Saturday, June 19, 2010

Ethics and Justice. Part 6: The Greatest Good for the Greatest Number

In part one of this series I pointed out that there are really two modes of moral reasoning. The first is consequentialist moral reasoning. Here morality is located in the consequences of an act. Right or wrong depends on the outcome. The second is categorical moral reasoning. Here morality is located in certain categorical duties and rights, regardless of the consequences or outcome. A little more on these systems, because everybody, whether they recognize it or not, uses one of these ways of making ethical decisions – and its good to know this, because if you live and breathe, you have to decide between right and wrong; good and evil every day.

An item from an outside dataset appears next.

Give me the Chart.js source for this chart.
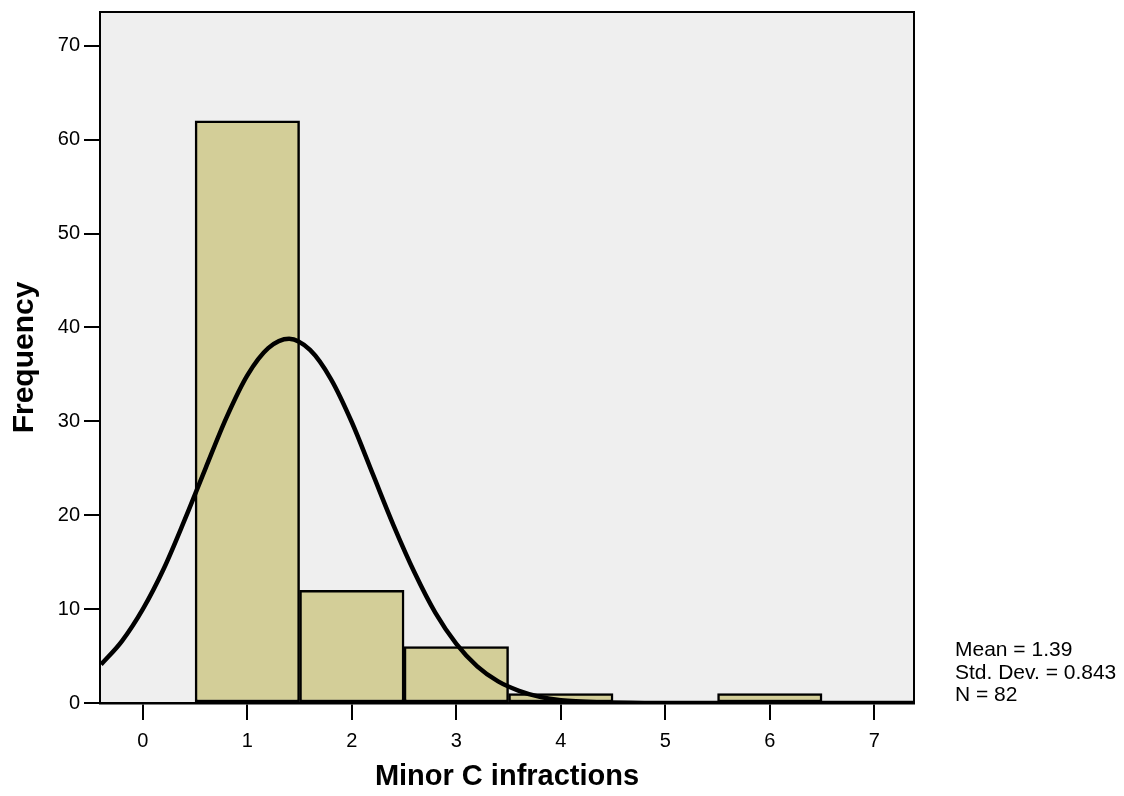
<!DOCTYPE html>
<html>
<head>
<meta charset="utf-8">
<script src="https://cdn.jsdelivr.net/npm/chart.js@4"></script>
<style>
  html, body { margin: 0; padding: 0; background: #ffffff; }
  #wrap { width: 1124px; height: 796px; }
</style>
</head>
<body>
<div id="wrap"><canvas id="histChart" width="1124" height="796"></canvas></div>
<script>
// histogram bins (centre of each bin) and counts
const bins = [1, 2, 3, 4, 5, 6, 7];
const counts = [62, 12, 6, 1, 0, 1, 0];

// normal curve
const curveX = [-0.4, -0.2, 0, 0.2, 0.4, 0.6, 0.8, 1.0, 1.2, 1.4, 1.6, 1.8, 2.0, 2.2, 2.4, 2.6, 2.8, 3.0, 3.2, 3.4, 3.6, 3.8, 4.0, 4.4, 4.8, 5.5, 7.4];
const curveY = [4.1, 6.6, 10.0, 14.3, 19.5, 25.0, 30.4, 34.9, 37.8, 38.8, 37.6, 34.5, 29.9, 24.4, 18.9, 13.9, 9.6, 6.3, 3.9, 2.3, 1.3, 0.65, 0.3, 0.07, 0.01, 0, 0];

const xTicks = [0, 1, 2, 3, 4, 5, 6, 7];
const yTicks = [0, 10, 20, 30, 40, 50, 60, 70];
const stats = ["Mean = 1.39", "Std. Dev. = 0.843", "N = 82"];

const FONT = "'Liberation Sans', Arial, sans-serif";

const plotFrame = {
    id: "plotFrame",
    beforeDraw(chart) {
        const { ctx, chartArea: a } = chart;
        ctx.save();
        ctx.fillStyle = "#efefef";
        ctx.fillRect(a.left, a.top, a.right - a.left, a.bottom - a.top);
        ctx.restore();
    },
    afterDraw(chart) {
        const { ctx, chartArea: a } = chart;
        ctx.save();
        ctx.strokeStyle = "#000";
        ctx.lineWidth = 2;
        ctx.strokeRect(a.left, a.top, a.right - a.left, a.bottom - a.top);
        ctx.fillStyle = "#000";
        ctx.font = "21px " + FONT;
        ctx.textBaseline = "alphabetic";
        ctx.textAlign = "left";
        stats.forEach((s, i) => ctx.fillText(s, 955, 656 + i * 22.5));
        ctx.restore();
    }
};

const ctx = document.getElementById("histChart").getContext("2d");

new Chart(ctx, {
    type: "bar",
    data: {
        datasets: [
            {
                type: "line",
                data: curveX.map((x, i) => ({ x: x, y: curveY[i] })),
                borderColor: "#000",
                borderWidth: 4.5,
                pointRadius: 0,
                cubicInterpolationMode: "monotone",
                fill: false,
                order: 0
            },
            {
                type: "bar",
                data: bins.map((b, i) => ({ x: b, y: counts[i] })),
                backgroundColor: "#d3ce98",
                borderColor: "#000",
                borderWidth: 2.5,
                borderSkipped: false,
                barPercentage: 1,
                categoryPercentage: 1,
                order: 1
            }
        ]
    },
    options: {
        responsive: false,
        animation: false,
        layout: { padding: { top: 12, right: 210, left: 0, bottom: 0 } },
        plugins: { legend: { display: false }, tooltip: { enabled: false } },
        scales: {
            x: {
                type: "linear",
                min: -0.41,
                max: 7.38,
                offset: false,
                afterFit(scale) { scale.height = 93; scale.paddingLeft = 0; scale.paddingRight = 0; },
                afterBuildTicks(scale) { scale.ticks = xTicks.map(v => ({ value: v })); },
                ticks: { color: "#000", font: { family: FONT, size: 20 }, padding: 9, includeBounds: false },
                grid: { offset: false, drawOnChartArea: false, color: "#000", lineWidth: 2, tickLength: 17 },
                border: { color: "#000", width: 2.5 },
                title: { display: true, text: "Minor C infractions", color: "#000", font: { family: FONT, size: 29, weight: "bold" }, padding: { top: 0, bottom: 2 } }
            },
            y: {
                min: 0,
                max: 73.6,
                afterFit(scale) { scale.width = 100; scale.paddingTop = 0; scale.paddingBottom = 0; },
                afterBuildTicks(scale) { scale.ticks = yTicks.map(v => ({ value: v })); },
                ticks: { color: "#000", font: { family: FONT, size: 20 }, padding: 4 },
                grid: { drawOnChartArea: false, color: "#000", lineWidth: 2, tickLength: 16 },
                border: { color: "#000", width: 2 },
                title: { display: true, text: "Frequency", color: "#000", font: { family: FONT, size: 30, weight: "bold" }, padding: { top: 7, bottom: 0 } }
            }
        }
    },
    plugins: [plotFrame]
});
</script>
</body>
</html>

The most prevalent form of consequentialist moral reasoning is Utilitarianism. This is the idea that the moral worth of an action is determined solely by its utility in providing happiness or pleasure. Utilitarianism is often described by the phrase “the greatest good for the greatest number of people,” and is also known as “the greatest happiness principle.” Utility (the good to be maximized) has been defined as happiness or pleasure (versus suffering or pain). It is not inaccurate to describe utilitarianism as the ethics of majority rule. This is the most pragmatic way of deciding between right and wrong, and the allocation of resources, and therefore it is the most pervasive in our society. Our government uses a utilitarian ethic in making decisions – what will be most beneficial for the most number of people? It’s very democratic. Majority rules. Let’s look at an example: A doctor has five patients. Four are dying and need organ transplants NOW (one has a bad heart, one has a failing kidney, one only has a quarter of a lung, and one’s liver has been pickled). Only one “patient” is perfectly healthy. What would a utilitarian ethic demand? The doctor should kill the healthy one, take their organs and give it to the other four, right? That way one will die and four will live. Isn’t that better than four dying and only one living? It’s simple math. But what’s the problem? What if the one person would rather live? The problem with an ethical system that tries to accomplish the greatest good for the greatest number is that it tramples on the rights and ignores the value of individual people.

Categorical moral reasoning, often called deontology, or moral absolutism, sees certain principles (often revealed in religious codes) as far greater than the circumstances of life, and the need for utility. There is definite truth, and we can come to know it. There is a clear distinction between right and wrong, and we can know the difference.

So, what do you think? Which is preferable? More importantly, which do you employ in your personal life, family life, and professional life?